§ Task objective
Omit all pictures, then retype the data exactly as given.

§ Given material
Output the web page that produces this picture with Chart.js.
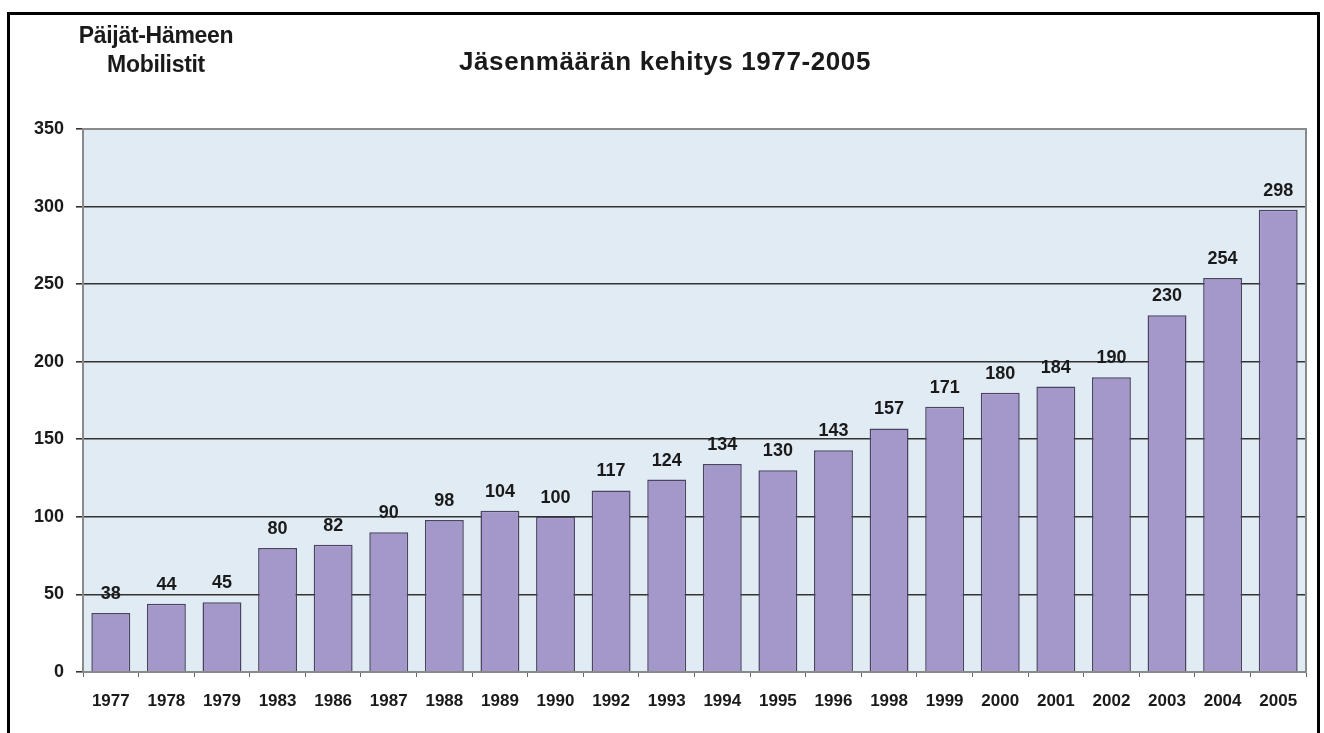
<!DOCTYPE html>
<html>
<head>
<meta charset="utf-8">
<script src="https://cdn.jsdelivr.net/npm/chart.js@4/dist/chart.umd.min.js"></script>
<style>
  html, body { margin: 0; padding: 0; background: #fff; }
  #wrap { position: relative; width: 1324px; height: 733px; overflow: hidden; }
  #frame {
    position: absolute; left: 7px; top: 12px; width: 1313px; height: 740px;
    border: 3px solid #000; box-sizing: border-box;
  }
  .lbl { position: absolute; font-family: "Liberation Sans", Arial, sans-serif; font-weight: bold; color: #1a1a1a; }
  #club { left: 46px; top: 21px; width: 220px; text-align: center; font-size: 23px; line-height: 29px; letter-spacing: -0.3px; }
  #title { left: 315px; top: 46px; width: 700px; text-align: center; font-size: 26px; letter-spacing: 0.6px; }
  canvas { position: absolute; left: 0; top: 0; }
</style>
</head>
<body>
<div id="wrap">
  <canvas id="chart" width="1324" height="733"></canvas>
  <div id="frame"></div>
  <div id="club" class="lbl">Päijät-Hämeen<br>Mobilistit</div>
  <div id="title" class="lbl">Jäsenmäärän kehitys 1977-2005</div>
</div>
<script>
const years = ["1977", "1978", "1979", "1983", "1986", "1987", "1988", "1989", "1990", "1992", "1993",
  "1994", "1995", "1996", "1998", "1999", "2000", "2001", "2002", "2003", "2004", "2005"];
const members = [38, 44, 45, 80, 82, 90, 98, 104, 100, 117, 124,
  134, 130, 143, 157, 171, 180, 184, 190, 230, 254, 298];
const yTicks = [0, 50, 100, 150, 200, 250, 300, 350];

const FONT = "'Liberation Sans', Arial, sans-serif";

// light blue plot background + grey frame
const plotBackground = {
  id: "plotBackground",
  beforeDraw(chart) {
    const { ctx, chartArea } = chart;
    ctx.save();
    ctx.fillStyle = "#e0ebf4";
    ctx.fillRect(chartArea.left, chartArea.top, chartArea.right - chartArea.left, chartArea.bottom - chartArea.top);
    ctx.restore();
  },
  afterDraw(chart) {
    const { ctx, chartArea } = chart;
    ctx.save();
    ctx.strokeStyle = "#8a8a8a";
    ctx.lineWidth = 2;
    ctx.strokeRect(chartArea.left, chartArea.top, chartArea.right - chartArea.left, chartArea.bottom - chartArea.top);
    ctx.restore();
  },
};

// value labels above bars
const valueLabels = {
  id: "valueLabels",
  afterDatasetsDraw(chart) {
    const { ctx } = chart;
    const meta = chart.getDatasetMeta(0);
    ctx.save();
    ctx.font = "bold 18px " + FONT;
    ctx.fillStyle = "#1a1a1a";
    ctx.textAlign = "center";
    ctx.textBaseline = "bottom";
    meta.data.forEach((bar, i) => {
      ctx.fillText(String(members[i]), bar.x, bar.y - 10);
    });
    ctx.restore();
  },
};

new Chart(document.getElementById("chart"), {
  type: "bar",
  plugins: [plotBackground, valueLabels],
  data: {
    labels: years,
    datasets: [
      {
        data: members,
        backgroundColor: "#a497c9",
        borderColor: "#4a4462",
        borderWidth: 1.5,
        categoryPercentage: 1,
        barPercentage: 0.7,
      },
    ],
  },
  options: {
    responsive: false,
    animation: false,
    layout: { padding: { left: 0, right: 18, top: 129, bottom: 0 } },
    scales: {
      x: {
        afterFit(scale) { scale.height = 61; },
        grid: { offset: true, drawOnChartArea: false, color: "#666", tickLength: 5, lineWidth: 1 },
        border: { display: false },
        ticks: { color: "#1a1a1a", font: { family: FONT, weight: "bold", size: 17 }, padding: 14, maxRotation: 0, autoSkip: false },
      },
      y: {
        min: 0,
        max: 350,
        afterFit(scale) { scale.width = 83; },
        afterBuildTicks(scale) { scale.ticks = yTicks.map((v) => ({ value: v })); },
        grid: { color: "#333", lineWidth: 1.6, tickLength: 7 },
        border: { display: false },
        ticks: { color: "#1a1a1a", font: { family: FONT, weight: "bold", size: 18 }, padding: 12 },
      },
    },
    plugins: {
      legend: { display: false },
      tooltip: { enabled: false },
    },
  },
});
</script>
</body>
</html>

§ Output of the task
Output the web page that produces this picture with Chart.js.
<!DOCTYPE html>
<html>
<head>
<meta charset="utf-8">
<script src="https://cdn.jsdelivr.net/npm/chart.js@4/dist/chart.umd.min.js"></script>
<style>
  html, body { margin: 0; padding: 0; background: #fff; }
  #wrap { position: relative; width: 1324px; height: 733px; overflow: hidden; }
  #frame {
    position: absolute; left: 7px; top: 12px; width: 1313px; height: 740px;
    border: 3px solid #000; box-sizing: border-box;
  }
  .lbl { position: absolute; font-family: "Liberation Sans", Arial, sans-serif; font-weight: bold; color: #1a1a1a; }
  #club { left: 46px; top: 21px; width: 220px; text-align: center; font-size: 23px; line-height: 29px; letter-spacing: -0.3px; }
  #title { left: 315px; top: 46px; width: 700px; text-align: center; font-size: 26px; letter-spacing: 0.6px; }
  canvas { position: absolute; left: 0; top: 0; }
</style>
</head>
<body>
<div id="wrap">
  <canvas id="chart" width="1324" height="733"></canvas>
  <div id="frame"></div>
  <div id="club" class="lbl">Päijät-Hämeen<br>Mobilistit</div>
  <div id="title" class="lbl">Jäsenmäärän kehitys 1977-2005</div>
</div>
<script>
const years = ["1977", "1978", "1979", "1983", "1986", "1987", "1988", "1989", "1990", "1992", "1993",
  "1994", "1995", "1996", "1998", "1999", "2000", "2001", "2002", "2003", "2004", "2005"];
const members = [38, 44, 45, 80, 82, 90, 98, 104, 100, 117, 124,
  134, 130, 143, 157, 171, 180, 184, 190, 230, 254, 298];
const yTicks = [0, 50, 100, 150, 200, 250, 300, 350];

const FONT = "'Liberation Sans', Arial, sans-serif";

// light blue plot background + grey frame
const plotBackground = {
  id: "plotBackground",
  beforeDraw(chart) {
    const { ctx, chartArea } = chart;
    ctx.save();
    ctx.fillStyle = "#e0ebf4";
    ctx.fillRect(chartArea.left, chartArea.top, chartArea.right - chartArea.left, chartArea.bottom - chartArea.top);
    ctx.restore();
  },
  afterDraw(chart) {
    const { ctx, chartArea } = chart;
    ctx.save();
    ctx.strokeStyle = "#8a8a8a";
    ctx.lineWidth = 2;
    ctx.strokeRect(chartArea.left, chartArea.top, chartArea.right - chartArea.left, chartArea.bottom - chartArea.top);
    ctx.restore();
  },
};

// value labels above bars
const valueLabels = {
  id: "valueLabels",
  afterDatasetsDraw(chart) {
    const { ctx } = chart;
    const meta = chart.getDatasetMeta(0);
    ctx.save();
    ctx.font = "bold 18px " + FONT;
    ctx.fillStyle = "#1a1a1a";
    ctx.textAlign = "center";
    ctx.textBaseline = "bottom";
    meta.data.forEach((bar, i) => {
      ctx.fillText(String(members[i]), bar.x, bar.y - 10);
    });
    ctx.restore();
  },
};

new Chart(document.getElementById("chart"), {
  type: "bar",
  plugins: [plotBackground, valueLabels],
  data: {
    labels: years,
    datasets: [
      {
        data: members,
        backgroundColor: "#a497c9",
        borderColor: "#4a4462",
        borderWidth: 1.5,
        categoryPercentage: 1,
        barPercentage: 0.7,
      },
    ],
  },
  options: {
    responsive: false,
    animation: false,
    layout: { padding: { left: 0, right: 18, top: 129, bottom: 0 } },
    scales: {
      x: {
        afterFit(scale) { scale.height = 61; },
        grid: { offset: true, drawOnChartArea: false, color: "#666", tickLength: 5, lineWidth: 1 },
        border: { display: false },
        ticks: { color: "#1a1a1a", font: { family: FONT, weight: "bold", size: 17 }, padding: 14, maxRotation: 0, autoSkip: false },
      },
      y: {
        min: 0,
        max: 350,
        afterFit(scale) { scale.width = 83; },
        afterBuildTicks(scale) { scale.ticks = yTicks.map((v) => ({ value: v })); },
        grid: { color: "#333", lineWidth: 1.6, tickLength: 7 },
        border: { display: false },
        ticks: { color: "#1a1a1a", font: { family: FONT, weight: "bold", size: 18 }, padding: 12 },
      },
    },
    plugins: {
      legend: { display: false },
      tooltip: { enabled: false },
    },
  },
});
</script>
</body>
</html>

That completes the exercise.